I also touched on this issue peripherally in my two-part article on Sequel Campaigns (Part 1, Part 2). What I have now realized is that aiming for shorter, more discrete campaigns with inbuilt plans for a sequel can be more advantageous than I had previously thought. This is a radical shift in my thinking; I typically design very broad, very long, campaigns, and those campaigns sometimes go through lulls when there isn’t a lot of caring about the campaign on the part of the players. Then a new adventure will re-engage them, the campaign will build up a new head of steam, and things will go fine – until the next dead spot.

Quite often, these lulls don’t affect the players equally; some remain interested in the campaign because the adventures remain relevant to their characters and appeal to their preferences in storytelling. That’s why dead spots don’t occur at the end of every adventure, or even every second adventure. The more players you have, the more likely it is that at least one of them will be able to sustain interest on behalf of the group, motivating and encouraging the others. At the same time, the more players you have, the harder it is to keep the campaign interesting for everybody.

A side note:
It follows that each GM has an ideal number of players in terms of sustaining overall interest in the campaign, whether they realize it or not; this is entirely aside from other administrative and GMing problems with too many players, it solely concerns the number of players that they are able to keep interested in the campaign. For me, the optimum number is 4-5; others have told me 5 or 6, based on subjective experience, and again without being able to explain why it is that a campaign with more players tends to lose one or two until it reaches that optimum level.
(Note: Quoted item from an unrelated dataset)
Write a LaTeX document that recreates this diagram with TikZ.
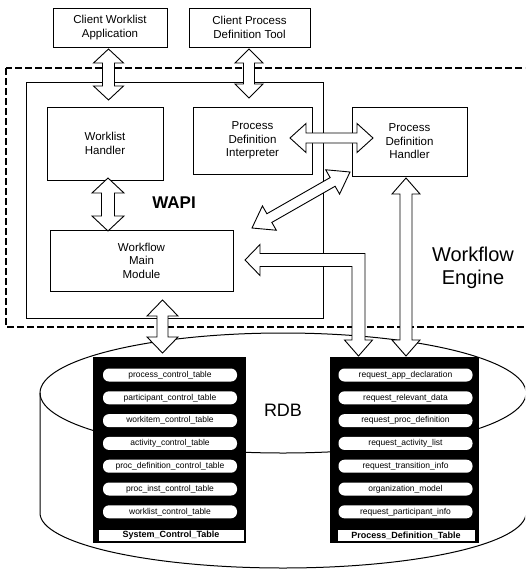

Finally, this places into a new context my recent two-part article, “The Wandering Spotlight” (Part 1, Part 2), which is all about maintaining player engagement in the campaign even when their characters aren’t the central focus of an adventure. Within this new context, this can be described as ensuring that other players have something to sustain interest when their part of the story seems to have ended.

Applying the Theory

This is all too new and raw to have a major impact on my campaign or adventure design. In fact, you could say that most of the lessons to be derived from these thoughts have already been implemented in my different campaigns, one way or another (described in more articles here than I can readily count). However, those changes were implemented without regard to why they worked or were necessary, beyond the most superficial understanding. What this new insight offers is a reason for the necessity of those changes and techniques to be implemented, and that in turn provides a means of validating future proposals and enhancing the benefits that it is hoped that they will yield.

Understanding this makes me a better campaign designer, a better adventure designer, and a better GM. Understanding some fundamental principle always does, even if it has no immediate practical application. But it’s still worth shouting about, don’t you think?